I cannot honestly believe that Dr Nikki Williams (Viewpoint NDL August 11) could possibly compare the agricultural resources, or for that matter the productivity of the Liverpool Plains to a small purpose built experimental vineyard in a coal mining area of the Hunter Valley.
Has anyone ever taken the time to see the difference between the soils required to grow grapes and those of the prime cereal crops of New South Wales?
It is like comparing peas to the Pope; they have absolutely no relationship whatsoever!
The mining industry is a significant employer in regional New South Wales, so too is the rural
sector.
You do not have to drive very far down the Hunter Valley in NSW to see the damage that mining does to the environment. Large scale mining in the Hunter Valley has really got under way in earnest in the last fifty years. Agriculture has been on the Liverpool Plains for the last 170 years. Do we see the total despoliation those fertile Hunter river flats as the way forward for the future?

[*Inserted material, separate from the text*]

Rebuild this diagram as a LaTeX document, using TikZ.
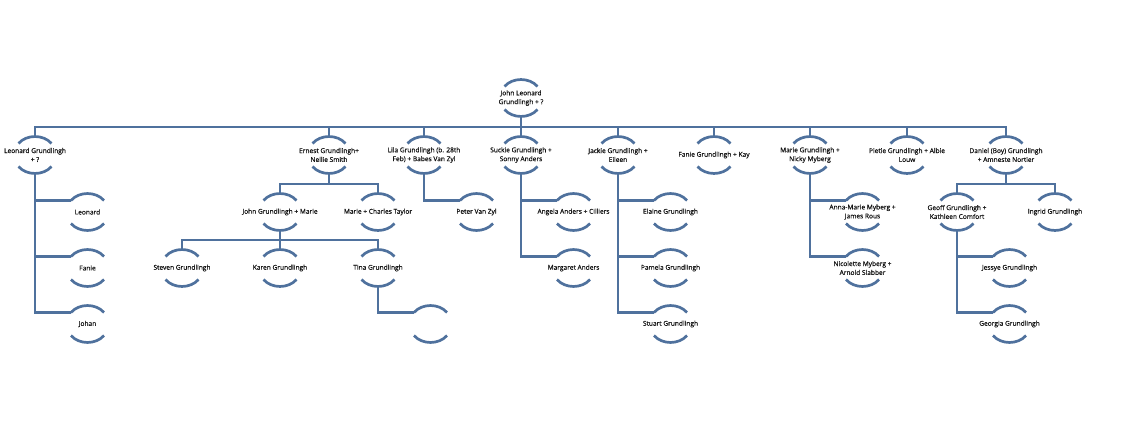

In the Caroona coal project all the landholders are asking for is an independent catchment-wide study of the water structure of the region. In the past mining companies go into an area and the way that they remedy damage to the environment is with the cheque book to pay out the farmer and move him off his land? Do we think that this is co-existing?
I am not sure where these people think that we are going to safely grow the food to feed us into the next century!